ポケットの中で映画を温めて

今までに観た昔の映画を振り返ったり、最近の映画の感想も。欲張って本や音楽、その他も。

『関心領域』を観て

2024年06月21日 | 2020年代映画(外国)

『関心領域』(ジョナサン・グレイザー監督、2023年)を観てきてから1週間が経ってしまった。

第2次世界大戦下のポーランド・オシフィエンチム郊外。
アウシュヴィッツ強制収容所を囲む40平方キロメートルは、ナチス親衛隊から関心領域と呼ばれた。
収容所と壁を1枚隔てた屋敷に住む所長とその家族の暮らしは、美しい庭と食に恵まれた平和そのもので・・・
(映画ナタリーより)

きれいな屋敷と庭園。
アウシュビッツ強制収容所所長・ルドルフ・ヘスと妻、そして乳飲み子を含めた5人の子供にとっての居心地のよい生活環境。
時には、家の近くのソラ川の川沿いで、家族揃って乗馬やピクニックをする。
穏やかな日々。
ただ、家のすぐ横の塀の向こうにあるのは強制収容所という事実。
そこから何か聞こえてくるのは、微かな怒鳴り声や叫び声らしきもの。
そして青く澄み切った空の向こうからの黒っぽい煙。
そんな状況の中でも、家族にとって塀の向こう側のことは関心がなく、ただただ幸せ一杯の日常である。

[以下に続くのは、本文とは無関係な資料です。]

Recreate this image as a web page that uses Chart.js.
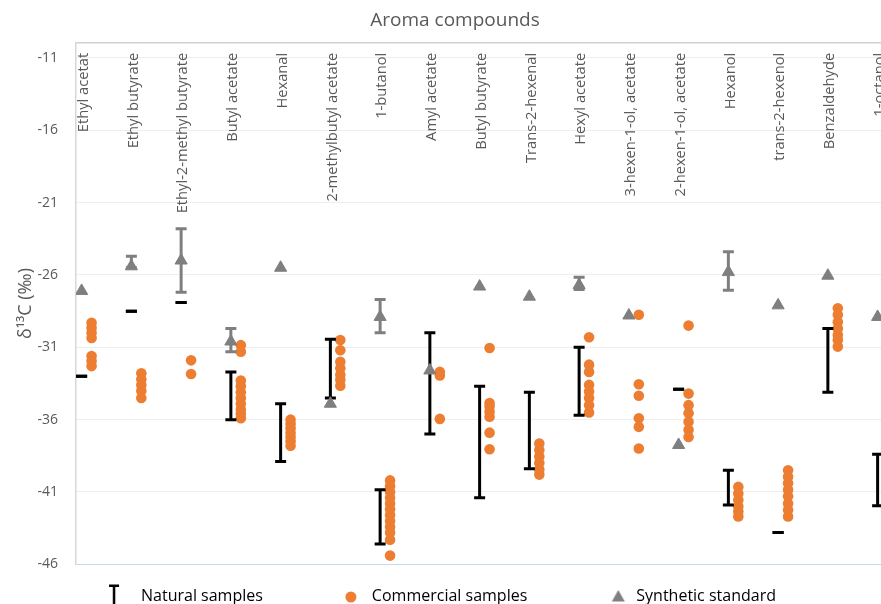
<!DOCTYPE html>
<html>
<head>
<meta charset="utf-8">
<script src="https://cdn.jsdelivr.net/npm/chart.js@4.4.1/dist/chart.umd.min.js"></script>
<style>
html,body{margin:0;padding:0;overflow:hidden;background:#fff;width:881px;height:604px}
#wrap{position:absolute;left:0;top:0;width:910px;height:614px}
</style>
</head>
<body>
<div id="wrap"><canvas id="c" width="910" height="614"></canvas></div>
<script>
// ---------- data ----------
const categories = ["Ethyl acetat","Ethyl butyrate","Ethyl-2-methyl butyrate","Butyl acetate","Hexanal",
  "2-methylbutyl acetate","1-butanol","Amyl acetate","Butyl butyrate","Trans-2-hexenal","Hexyl acetate",
  "3-hexen-1-ol, acetate","2-hexen-1-ol, acetate","Hexanol","trans-2-hexenol","Benzaldehyde","1-octanol"];
const yTicks = [-46,-41,-36,-31,-26,-21,-16,-11];

// Natural samples (range low / high)
const naturalLow  = [-33.0,-28.5,-27.9,-36.0,-38.9,-34.5,-44.6,-37.0,-41.4,-39.4,-35.7,null,-33.9,-41.9,-43.8,-34.1,-41.95];
const naturalHigh = [-33.0,-28.5,-27.9,-32.7,-34.9,-30.45,-40.85,-30.0,-33.7,-34.1,-31.0,null,-33.9,-39.5,-43.8,-29.7,-38.4];

// Synthetic standard (value and range)
const syntheticMean = [-27.1,-25.4,-25.0,-30.6,-25.5,-34.9,-28.9,-32.6,-26.8,-27.5,-26.7,-28.8,-37.75,-25.8,-28.1,-26.05,-28.9];
const syntheticLow  = [null,-25.5,-27.2,-31.3,null,null,-30.0,null,null,null,-27.0,null,null,-27.05,null,null,null];
const syntheticHigh = [null,-24.7,-22.8,-29.7,null,null,-27.7,null,null,null,-26.15,null,null,-24.4,null,null,null];

// Commercial samples
const commercial = [
  [-29.3,-29.65,-30.0,-30.35,-31.6,-31.95,-32.3],
  [-32.8,-33.2,-33.6,-34.0,-34.5],
  [-31.9,-32.85],
  [-30.85,-31.3,-33.3,-33.7,-34.1,-34.5,-34.9,-35.3,-35.6,-35.9],
  [-36.0,-36.3,-36.6,-36.9,-37.2,-37.5,-37.8],
  [-30.5,-31.2,-32.0,-32.45,-32.9,-33.25,-33.65],
  [-40.2,-40.6,-41.0,-41.4,-41.8,-42.2,-42.6,-43.0,-43.4,-43.8,-44.3,-45.4],
  [-32.7,-32.95,-35.95],
  [-31.05,-34.85,-35.1,-35.45,-35.8,-36.9,-38.05],
  [-37.65,-38.1,-38.55,-39.0,-39.45,-39.8],
  [-30.3,-32.2,-32.7,-33.6,-34.05,-34.5,-35.0,-35.5],
  [-28.75,-33.55,-34.35,-35.9,-36.5,-38.0],
  [-29.5,-34.2,-35.0,-35.55,-36.15,-36.7,-37.2],
  [-40.65,-41.1,-41.55,-42.0,-42.35,-42.7],
  [-39.5,-39.95,-40.4,-40.85,-41.3,-41.8,-42.25,-42.7],
  [-28.3,-28.75,-29.25,-29.7,-30.15,-30.5,-30.95],
  []
];

// ---------- build datasets ----------
const FONT = '"Open Sans", "DejaVu Sans", sans-serif';
const COMM_OFFSET = 0.2;

function rangeData(lo, hi, off) {
  const d = [];
  lo.forEach((v, i) => {
    if (v == null) return;
    d.push({x: i + 1 + off, y: v}, {x: i + 1 + off, y: hi[i]}, {x: i + 1 + off, y: null});
  });
  return d;
}
const synPoints = [];
syntheticMean.forEach((v, i) => { if (v != null) synPoints.push({x: i + 1, y: v}); });
const commPoints = [];
commercial.forEach((arr, i) => arr.forEach(v => commPoints.push({x: i + 1 + COMM_OFFSET, y: v})));

// legend icons
const LW = 91;
function icon(draw) {
  const c = document.createElement('canvas');
  c.width = LW; c.height = 30;
  draw(c.getContext('2d'));
  return c;
}
const iconNatural = icon(g => {
  const o = LW + 8 - 27;
  g.fillStyle = '#000';
  g.fillRect(o - 1.25, 4, 2.5, 26);
  g.fillRect(o - 5, 3.5, 10, 2.5);
});
const iconCommercial = icon(g => {
  const o = LW + 8 - 21;
  g.fillStyle = '#ed7d31';
  g.beginPath(); g.arc(o, 16, 5.5, 0, Math.PI * 2); g.fill();
});
const iconSynthetic = icon(g => {
  const o = LW + 8 - 18;
  g.fillStyle = '#7f7f7f';
  g.beginPath(); g.moveTo(o, 9); g.lineTo(o + 6.5, 20.5); g.lineTo(o - 6.5, 20.5); g.closePath(); g.fill();
});

// category labels plugin (texts inside the plot, rotated)
const catLabels = {
  id: 'catLabels',
  beforeDatasetsDraw(chart) {
    const {ctx, chartArea, scales} = chart;
    ctx.save();
    ctx.font = '14.7px ' + FONT;
    ctx.fillStyle = '#595959';
    ctx.textAlign = 'right';
    ctx.textBaseline = 'middle';
    categories.forEach((c, i) => {
      const px = scales.x.getPixelForValue(i + 1) + 2;
      ctx.save();
      ctx.translate(px, chartArea.top + 10);
      ctx.rotate(-Math.PI / 2);
      ctx.fillText(c, 0, 0);
      ctx.restore();
    });
    ctx.restore();
  }
};

// shift the legend row so it sits where the reference places it
const legendShift = {
  id: 'legendShift',
  afterLayout(chart) {
    const lg = chart.legend;
    if (lg) { lg.left -= 46; lg.right -= 46; }
  }
};

const X_MIN = 0.887, X_MAX = 17.48;

new Chart(document.getElementById('c'), {
  type: 'scatter',
  data: {
    datasets: [
      { label: 'Synthetic standard', data: synPoints, pointStyle: 'triangle', pointRadius: 7,
        backgroundColor: '#7f7f7f', borderColor: '#7f7f7f', borderWidth: 1, showLine: false },
      { label: 'Synthetic range', data: rangeData(syntheticLow, syntheticHigh, 0), showLine: true,
        borderColor: '#7f7f7f', borderWidth: 3, pointStyle: 'line', pointRadius: 5.5,
        pointBorderWidth: 3, pointBorderColor: '#7f7f7f', spanGaps: false },
      { label: 'Natural samples', data: rangeData(naturalLow, naturalHigh, 0), showLine: true,
        borderColor: '#000000', borderWidth: 3, pointStyle: 'line', pointRadius: 5.5,
        pointBorderWidth: 3, pointBorderColor: '#000000', spanGaps: false },
      { label: 'Commercial samples', data: commPoints, pointStyle: 'circle', pointRadius: 5.3,
        backgroundColor: '#ed7d31', borderColor: '#ed7d31', borderWidth: 0, showLine: false }
    ]
  },
  options: {
    responsive: false,
    animation: false,
    layout: { padding: 0 },
    plugins: {
      title: { display: true, text: 'Aroma compounds', color: '#595959',
        font: { family: FONT, size: 19, weight: 'normal', lineHeight: 1.2 },
        padding: { top: 9, bottom: 11 } },
      legend: {
        display: true, position: 'bottom',
        labels: {
          usePointStyle: true, pointStyleWidth: LW, padding: 10, color: '#262626',
          font: { family: FONT, size: 16 },
          generateLabels: () => [
            { text: 'Natural samples', pointStyle: iconNatural, datasetIndex: 2, hidden: false, lineWidth: 0, fillStyle: '#000', strokeStyle: '#000' },
            { text: 'Commercial samples', pointStyle: iconCommercial, datasetIndex: 3, hidden: false, lineWidth: 0, fillStyle: '#ed7d31', strokeStyle: '#ed7d31' },
            { text: 'Synthetic standard', pointStyle: iconSynthetic, datasetIndex: 0, hidden: false, lineWidth: 0, fillStyle: '#7f7f7f', strokeStyle: '#7f7f7f' }
          ]
        }
      },
      tooltip: { enabled: false }
    },
    scales: {
      x: {
        type: 'linear', position: 'bottom', min: X_MIN, max: X_MAX,
        grid: { display: false },
        ticks: { display: false },
        border: { display: true, color: '#c6d9f0', width: 1 },
        afterFit: s => { s.height = 13.7; }
      },
      xTop: {
        type: 'linear', position: 'top', min: X_MIN, max: X_MAX,
        grid: { display: false },
        ticks: { display: false },
        border: { display: true, color: '#d0d0d0', width: 1.5 },
        afterFit: s => { s.height = 0; }
      },
      y: {
        type: 'linear', min: -46, max: -9.95,
        afterBuildTicks: s => { s.ticks = yTicks.map(v => ({ value: v })); },
        ticks: { color: '#595959', font: { family: FONT, size: 14 }, padding: 18 },
        grid: { drawTicks: false, lineWidth: 1,
          color: c => (c.tick && c.tick.value === -46) ? '#c6d9f0' : '#eeeeee' },
        border: { display: true, color: '#d3d8de', width: 1.5 },
        title: { display: true, text: 'δ¹³C (‰)', color: '#595959',
          font: { family: FONT, size: 18, lineHeight: 1.2 }, padding: { top: 15, bottom: 0 } },
        afterFit: s => { s.width = 76; }
      }
    }
  },
  plugins: [catLabels, legendShift]
});
</script>
</body>
</html>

作品は、アウシュビッツ強制収容所の実態は描写せず、ルドルフ・ヘスの家庭の幸福な一面を見せることによって、その悲惨な状況格差を表現しようとする。
ただ、そのような暗示的表現が観客にとって心にストンと落ち込んできて情動化されるのかというと、少し疑問も残る。
それは多分、塀の向こうの暗喩を表現するために、こちら側の家庭の幸福を強調しようとする監督の奇をてらう方法が見えてしまうためではないか。

この作品によって、また一つアウシュヴィッツ強制収容所関係ものを観たという思いと共に、少しシックリ来なかった後味も残った。